Typisch deutsch: Olli Dittrich als "König von Deutschland"
Olli Dittrich wird in "König von Deutschland" zum deutschesten Deutschen, den man sich vorstellen kann. In der Satire erhebt sich der normale "Michel" und revoltiert gegen die Ausbeutung des kleinen Mannes.
Der Held hat nichts Heldenhaftes an sich, überdurchschnittlich ausgeprägt ist an ihm nur eines: seine Durchschnittlichkeit. Thomas Müller, geboren am 6.6. 1966, verbringt täglich 223 Minuten vor dem Fernseher, fährt einen Golf und liebt seine Ehefrau Sabine („Binchen“), mit der er seit 18 Jahren verheiratet ist, noch ein bisschen mehr als die Spielzeugeisenbahn. Lieblingsfarbe: Blau. Lieblingsbuch: „Herr der Ringe“. Lieblingsgericht: Schnitzel mit Kartoffelsalat.
Dieser Jedermann ist so gewöhnlich und so deutsch, dass es schon wehtut. Olli Dittrich spielt ihn mit sensationeller Unauffälligkeit, in einem Stoizismus wie bei Loriot. So wird „Der König von Deutschland“, der Debütfilm des Regisseurs David Dietl, zum Triumph des Hauptdarstellers. Er zeigt ein teigiges Angst-Gesicht und trägt einen staubgrauen Anzug, in dem er von der farbarmen Ausstattung seiner Wohnung beinahe verschluckt wird. Unter dem verschwitzten Hemd wölbt sich ein Wohlstandsbäuchlein. Nach außen geht es ihm gut. Bald wird der pubertierende Sohn ausziehen, dann wollen Müller und Frau im eigenen Neubauhaus leben. Nur im Inneren, da rumort manchmal etwas bei ihm. Dann äußert sich sein Rebellengeist. Etwa wenn der Moderator der Quizshow „König von Deutschland“ nach dem Lieblingstier fragt, und Müller, auf dem Sofa vorm Fernseher hockend, „Adler“ antwortet.
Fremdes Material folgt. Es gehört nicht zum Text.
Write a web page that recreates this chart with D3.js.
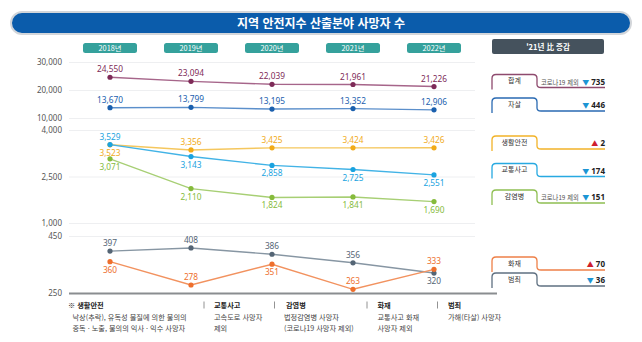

Adler? Es reicht allenfalls zum Hähnchen. Folgender Dialog zwischen Müller und seiner Gattin ist bezeichnend für den Verzicht auf alle Ambitionen: „Sag mal Binchen, findest du etwas besonders am mir?“ – „Ich weiß nicht, ich finde, du hast von allem etwas“ – „Also richtig schön normal?“ – „Normal ist doch gut!“ Veronica Ferres hat man kaum jemals so gut gesehen wie in der Rolle dieser roboterhaft emsigen Ehefrau, die sich schließlich gegen ihren Mann wendet. Krampf und Komik liegen dicht beieinander, etwa in einer grotesk scheiternden Sexszene. Als Müller nach 23 Jahren den Job bei seiner Firma verliert, will er sich von einer Brücke stürzen. Im letzten Moment wird er zurückgerissen, von Stefan Schmidt (Wanja Mues), einem smarten Manager mit 400-PS-Sportwagen und eigenem Dienstleistungsunternehmen.
Es folgt Müllers Neuanfang bei dieser Firma „Industries Unlimited“. Er wird neu und teuer eingekleidet, inklusive Designerbrille, muss Testreihen absolvieren, und der Chef bemüht sich um seine Freundschaft. Was wie eine Errettung wirkt, ist in Wirklichkeit eine große Manipulation. Industries Unlimited spioniert die Wünsche, Träume und Gedanken des modernen Otto Normalverbrauchers aus, als Material für die Marktforschung. Seine Vision einer Bierflasche mit Schraubverschluss wird sofort zum Markenprodukt, seine politischen Anmerkungen tauchen als Parolen im Wahlkampf auf. Doch den kleinen Mann – so lautete bereits die Botschaft in den Filmen mit Heinz Rühmann – darf man nicht unterschätzen. Müller nimmt den Kampf auf gegen die Datenkrake, zusammen mit seinem Sohn, dessen Freundin und einer heimlichen Liebe (Katrin Bauerfeind).
David Dietl, der auch das Drehbuch schrieb, scheint das Komödientalent von seinem Vater Helmut Dietl geerbt zu haben, dem Schöpfer von „Kir Royal“ und „Schtonk!“. „König von Deutschland“ ist eine gelungene Gesellschaftssatire und ein ziemlich grandioser Schauspielerfilm – auch wenn ihm gegen Ende ein wenig die Luft ausgeht. Mittelmaß ist mehrheitsfähig. Angela Merkel hat diese Lektion gelernt.